Copy the lines below as they are; omit the images they contain.

● ● ● ● ●

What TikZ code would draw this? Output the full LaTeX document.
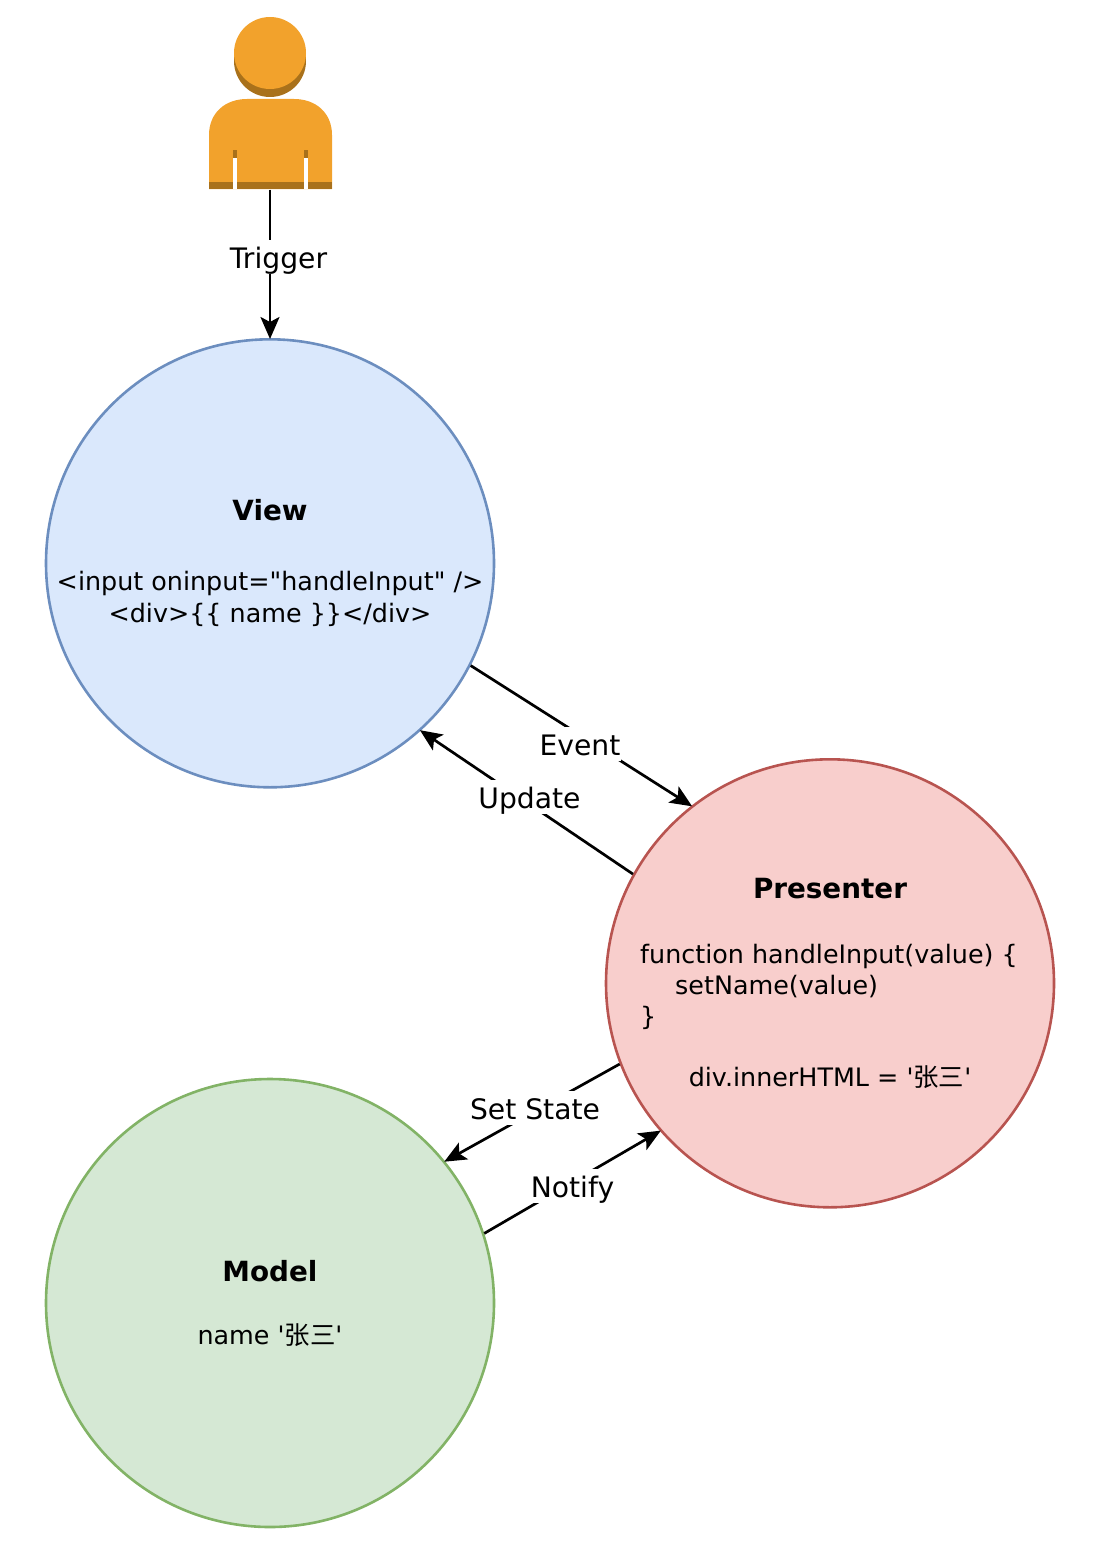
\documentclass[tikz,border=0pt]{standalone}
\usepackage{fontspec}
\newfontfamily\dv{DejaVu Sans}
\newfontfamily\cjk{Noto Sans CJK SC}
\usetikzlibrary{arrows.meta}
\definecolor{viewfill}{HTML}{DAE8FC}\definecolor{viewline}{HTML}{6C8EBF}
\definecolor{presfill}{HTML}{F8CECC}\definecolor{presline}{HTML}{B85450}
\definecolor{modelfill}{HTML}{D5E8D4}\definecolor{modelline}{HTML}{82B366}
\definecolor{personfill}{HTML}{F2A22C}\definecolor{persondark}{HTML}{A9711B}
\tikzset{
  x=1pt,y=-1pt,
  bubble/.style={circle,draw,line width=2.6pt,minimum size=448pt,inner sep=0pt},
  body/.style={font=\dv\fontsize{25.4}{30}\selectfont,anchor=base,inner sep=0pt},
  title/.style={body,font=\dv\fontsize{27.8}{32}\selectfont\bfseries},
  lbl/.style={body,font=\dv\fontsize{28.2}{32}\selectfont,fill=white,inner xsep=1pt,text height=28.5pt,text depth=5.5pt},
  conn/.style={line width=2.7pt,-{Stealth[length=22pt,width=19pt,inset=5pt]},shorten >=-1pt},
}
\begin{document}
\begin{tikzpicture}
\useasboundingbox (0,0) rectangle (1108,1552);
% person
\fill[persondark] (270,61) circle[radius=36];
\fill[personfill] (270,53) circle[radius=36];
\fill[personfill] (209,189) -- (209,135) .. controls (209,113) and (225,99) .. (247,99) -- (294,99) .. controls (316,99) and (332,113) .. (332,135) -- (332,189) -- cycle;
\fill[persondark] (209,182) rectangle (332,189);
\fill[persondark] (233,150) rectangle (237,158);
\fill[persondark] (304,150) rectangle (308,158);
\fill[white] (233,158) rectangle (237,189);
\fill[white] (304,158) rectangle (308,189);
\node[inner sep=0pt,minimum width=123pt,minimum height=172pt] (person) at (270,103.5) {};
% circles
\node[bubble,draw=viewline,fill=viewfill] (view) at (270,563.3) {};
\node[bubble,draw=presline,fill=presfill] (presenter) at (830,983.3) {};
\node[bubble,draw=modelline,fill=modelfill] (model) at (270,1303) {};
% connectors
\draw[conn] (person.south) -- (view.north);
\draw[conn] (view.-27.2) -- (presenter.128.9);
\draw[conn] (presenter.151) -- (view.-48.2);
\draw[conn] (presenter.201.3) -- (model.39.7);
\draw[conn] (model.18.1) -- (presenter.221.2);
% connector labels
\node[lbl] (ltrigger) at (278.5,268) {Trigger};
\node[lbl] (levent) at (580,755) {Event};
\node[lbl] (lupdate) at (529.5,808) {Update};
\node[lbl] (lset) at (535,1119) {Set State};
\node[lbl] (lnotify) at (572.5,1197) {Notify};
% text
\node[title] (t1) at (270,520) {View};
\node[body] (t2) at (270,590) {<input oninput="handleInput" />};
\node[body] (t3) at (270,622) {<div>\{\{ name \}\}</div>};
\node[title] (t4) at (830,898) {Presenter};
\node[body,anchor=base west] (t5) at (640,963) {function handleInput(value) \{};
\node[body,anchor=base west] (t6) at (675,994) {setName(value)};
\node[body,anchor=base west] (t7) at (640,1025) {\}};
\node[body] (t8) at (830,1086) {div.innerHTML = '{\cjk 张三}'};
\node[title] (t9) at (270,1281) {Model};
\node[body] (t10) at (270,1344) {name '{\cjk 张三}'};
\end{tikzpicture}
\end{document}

● ● ● ● ●

## Response
What TikZ code would draw this? Output the full LaTeX document.
\documentclass[tikz,border=0pt]{standalone}
\usepackage{fontspec}
\newfontfamily\dv{DejaVu Sans}
\newfontfamily\cjk{Noto Sans CJK SC}
\usetikzlibrary{arrows.meta}
\definecolor{viewfill}{HTML}{DAE8FC}\definecolor{viewline}{HTML}{6C8EBF}
\definecolor{presfill}{HTML}{F8CECC}\definecolor{presline}{HTML}{B85450}
\definecolor{modelfill}{HTML}{D5E8D4}\definecolor{modelline}{HTML}{82B366}
\definecolor{personfill}{HTML}{F2A22C}\definecolor{persondark}{HTML}{A9711B}
\tikzset{
  x=1pt,y=-1pt,
  bubble/.style={circle,draw,line width=2.6pt,minimum size=448pt,inner sep=0pt},
  body/.style={font=\dv\fontsize{25.4}{30}\selectfont,anchor=base,inner sep=0pt},
  title/.style={body,font=\dv\fontsize{27.8}{32}\selectfont\bfseries},
  lbl/.style={body,font=\dv\fontsize{28.2}{32}\selectfont,fill=white,inner xsep=1pt,text height=28.5pt,text depth=5.5pt},
  conn/.style={line width=2.7pt,-{Stealth[length=22pt,width=19pt,inset=5pt]},shorten >=-1pt},
}
\begin{document}
\begin{tikzpicture}
\useasboundingbox (0,0) rectangle (1108,1552);
% person
\fill[persondark] (270,61) circle[radius=36];
\fill[personfill] (270,53) circle[radius=36];
\fill[personfill] (209,189) -- (209,135) .. controls (209,113) and (225,99) .. (247,99) -- (294,99) .. controls (316,99) and (332,113) .. (332,135) -- (332,189) -- cycle;
\fill[persondark] (209,182) rectangle (332,189);
\fill[persondark] (233,150) rectangle (237,158);
\fill[persondark] (304,150) rectangle (308,158);
\fill[white] (233,158) rectangle (237,189);
\fill[white] (304,158) rectangle (308,189);
\node[inner sep=0pt,minimum width=123pt,minimum height=172pt] (person) at (270,103.5) {};
% circles
\node[bubble,draw=viewline,fill=viewfill] (view) at (270,563.3) {};
\node[bubble,draw=presline,fill=presfill] (presenter) at (830,983.3) {};
\node[bubble,draw=modelline,fill=modelfill] (model) at (270,1303) {};
% connectors
\draw[conn] (person.south) -- (view.north);
\draw[conn] (view.-27.2) -- (presenter.128.9);
\draw[conn] (presenter.151) -- (view.-48.2);
\draw[conn] (presenter.201.3) -- (model.39.7);
\draw[conn] (model.18.1) -- (presenter.221.2);
% connector labels
\node[lbl] (ltrigger) at (278.5,268) {Trigger};
\node[lbl] (levent) at (580,755) {Event};
\node[lbl] (lupdate) at (529.5,808) {Update};
\node[lbl] (lset) at (535,1119) {Set State};
\node[lbl] (lnotify) at (572.5,1197) {Notify};
% text
\node[title] (t1) at (270,520) {View};
\node[body] (t2) at (270,590) {<input oninput="handleInput" />};
\node[body] (t3) at (270,622) {<div>\{\{ name \}\}</div>};
\node[title] (t4) at (830,898) {Presenter};
\node[body,anchor=base west] (t5) at (640,963) {function handleInput(value) \{};
\node[body,anchor=base west] (t6) at (675,994) {setName(value)};
\node[body,anchor=base west] (t7) at (640,1025) {\}};
\node[body] (t8) at (830,1086) {div.innerHTML = '{\cjk 张三}'};
\node[title] (t9) at (270,1281) {Model};
\node[body] (t10) at (270,1344) {name '{\cjk 张三}'};
\end{tikzpicture}
\end{document}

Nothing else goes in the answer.